Found this 'forsaken desert' biome today, very odd hollow trees - and in the distance there was a three story house with a chest at the top, but not much in it.  There is another biome next to this called an 'ethereal desert' and it has red grass and a strange red wood bush.  It also has flowers that bite you back when you try to hit them with a pickaxe, and obsidian and lava here and there.  There are a LOT of rocks / ores and minerals in the desert - and I've put up two posts simply for the mining opportunities, so I can get back there and pick up the minerals that I couldn't fit in my inventory.

Reached over ninety named positions on my Minetest map, and used an online platform called 'Desmos' graphing calculator to put in all the coordinates and make myself a good map.  Why did it take me so long to find out that F5 showed the coordinates?  Mark said you know - there are graphical programs made for Minecraft / Minetest that will take your save file and do that for you, nicely in graphics and everything.  If you used one of those, would it take away all the fun or something?  I don't know, my response was that I don't need other people to draw the Last Supper for me with a stub pencil, but for some reason, it's fun when I do it that way.  

I took this picture to show Mark and Esme where I fell off a cliff so 'unexpectedly' the other day - and now I've put up a fence.  I was up on the top of the mountain only 86 blocks up, acc. to the coordinates, feels like more - and looked down and saw the little fence and said 'oh yea, that is the place'... 
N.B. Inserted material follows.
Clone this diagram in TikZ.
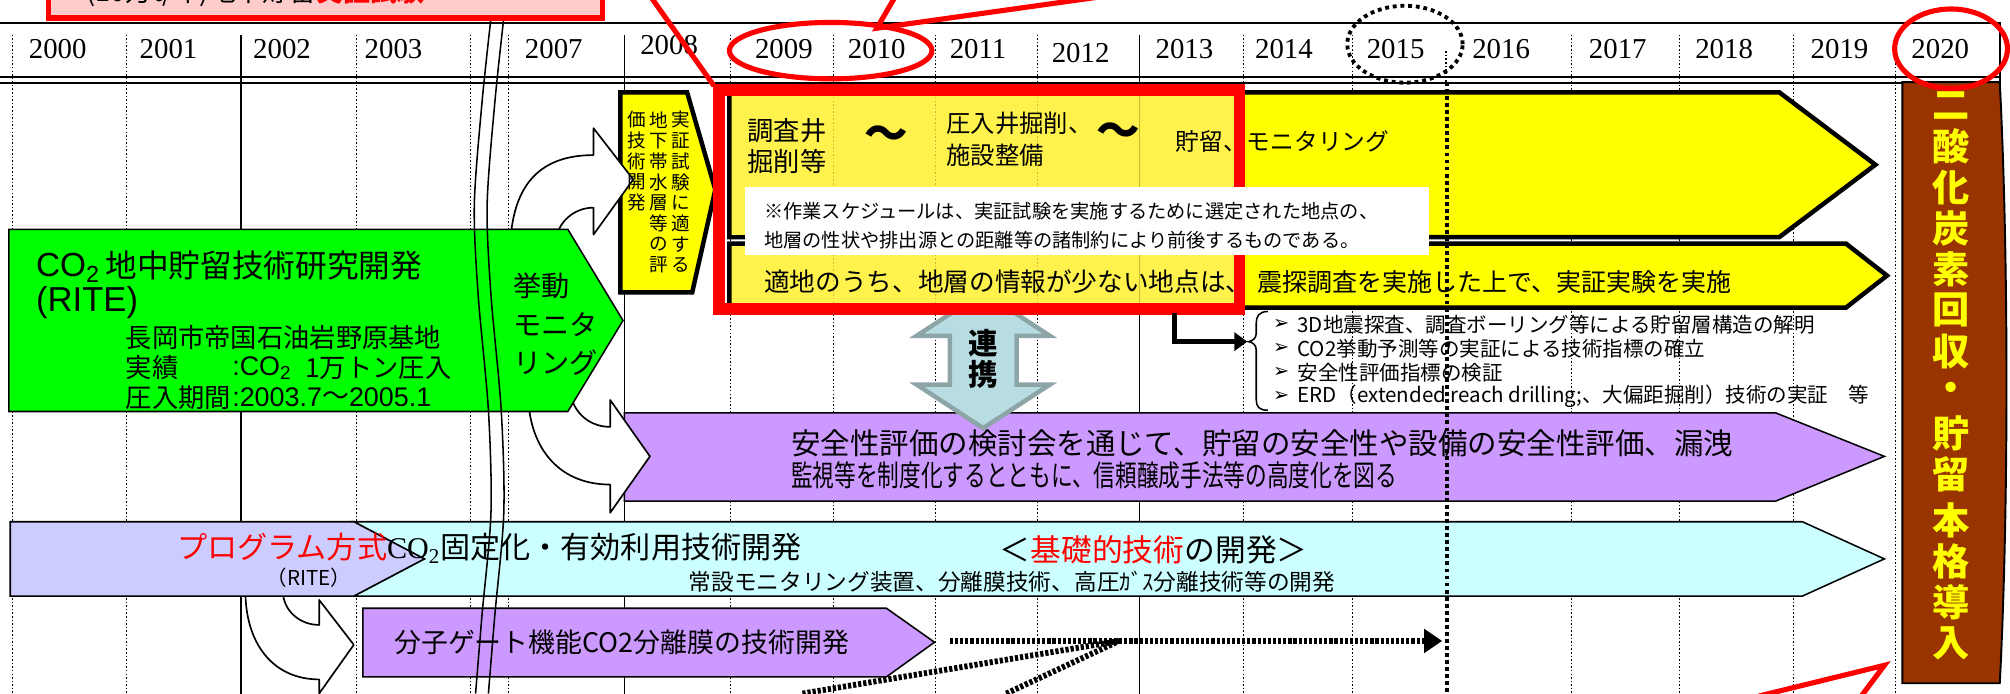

I was growing five types of trees here and starting a 'lumber and development company', along with a mining shack further down by the water.  It actually took me a very long time to add this to the map because it is in the middle of an area I was doing a lot in - but I just hadn't been back through the middle or recorded much of it.  Once I was doing the map, I had a good idea where it 'should' be and eventually found it again.
 

Using my map I found the 'Northwest Passage' around the dead Enverness biome that has no food, just 'miles and miles' of dead white stone, enverness sand and pools with an occasional house / temple and empty pottery jars.  It was tough to get around/through that but now that I have done that I've made several more connections and harbors and can get around pretty easily between the places I want to go.  I have coffee beans planted at one place and they are multiplying, but I need to hang around the place where I have cocoa longer if I want that to ripen.  Another task I might want to do is sail up and down more of the rivers - as I've found a few more travel routes that way that I hadn't really thought too hard about before.

Also, related, drawing the other night I realized I don't have the endurance that I once did in my hands to draw for so long - and I used to, I used to make engraving like drawings with little Micron pens over huge sheets of paper.  It is just that I don't get the practice anymore.

I want to remember that I bought that book about the retired mobster that buys a little cottage with a garden and then learns how to take care of it.  I haven't read past the first chapter because it is an online book and I keep forgetting about it.

Need to get to sleep, and remember to take the clothes out of the dryer in the morning...  We did Grandma's big grocery run today, and it was raining off and on and colder than it had been.  Have been doing the Spanish-to-French and French-to-Spanish still, although I'm thinking I might switch and do Japanese for a day or so.. will see what I think tomorrow.